Most data processing algorithms are (or should be) driven by the
structure of the data that they process; this is normally taught
these days in the "data structures" CS course.  It should be obvious
from the grammar how to structure code that e.g. gets a line
of text, processes it, and writes out the resulting line.  (There
is no need to bring in line numbering or "length of line".)  If
there is no (or only a fuzzy) definition of "line of text",
then it is not obvious how to get/put one, and some random
choice is made by the programmer.  (Which is what started this
discussion.)

For simplicity, I left out of the grammar one important constraint,
which is a limit of no more than 510 characters in a line of text
(exclusive of newline).  I had already stretched the notation a bit
and didn't want to invent yet another notation like { char }*510 .
This limit is actually important in allowing efficient get-line
implementations.

> I think it would be a good example to the young of inheirent complexity.

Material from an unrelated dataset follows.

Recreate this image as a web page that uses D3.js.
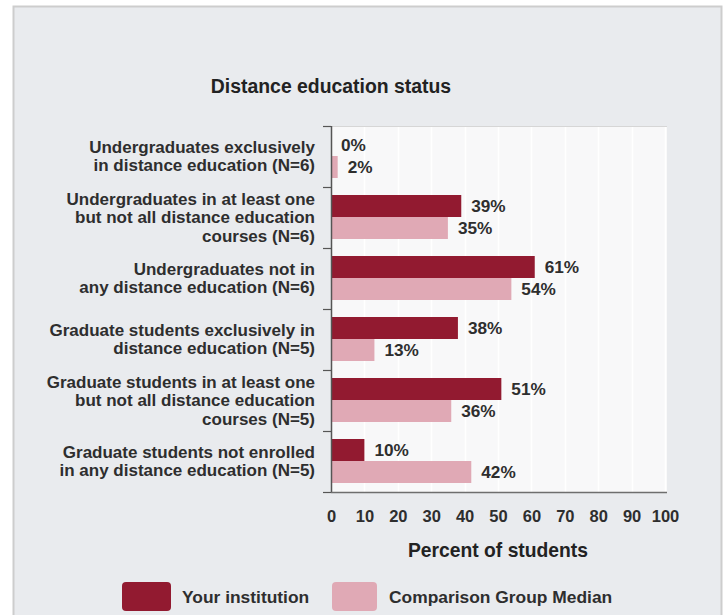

There is nothing complex about that grammar.  It is a remarkably
simple one, which was the point.  Note that it was decomposed
into meaningful subunits -- this is important!  Just having a
formal grammar (syntax) is not sufficient for good semantic
processing.  (People often forget this.)

> And I thought we were trying to make life simple!  The main problem here
> is that we are trying to impose structure on unstructured data, which
> is probably not the best approach.

Text files certainly are structured, although it's a rather
flexible structure.  One might argue that dividing text into
lines is artificial, but the concept of a "line of text" is
useful in many text-processing programs (e.g., "grep").

> Sentinels are a wonderful way of implementing lists, but a terrible way
> of implementing strings.  Hint, hint.

Oh, foo.  Both the count+data and NUL-terminated representations
for character strings have good and bad points.  I've used both
and prefer C's approach for most routine programming.

If the point of the correspondent was that FILES-11 variable-
length record format is easier to work with, he deserves a
large horse laugh.  See "Software Tools" for examples of the
use of UNIX-like text file formats in programs.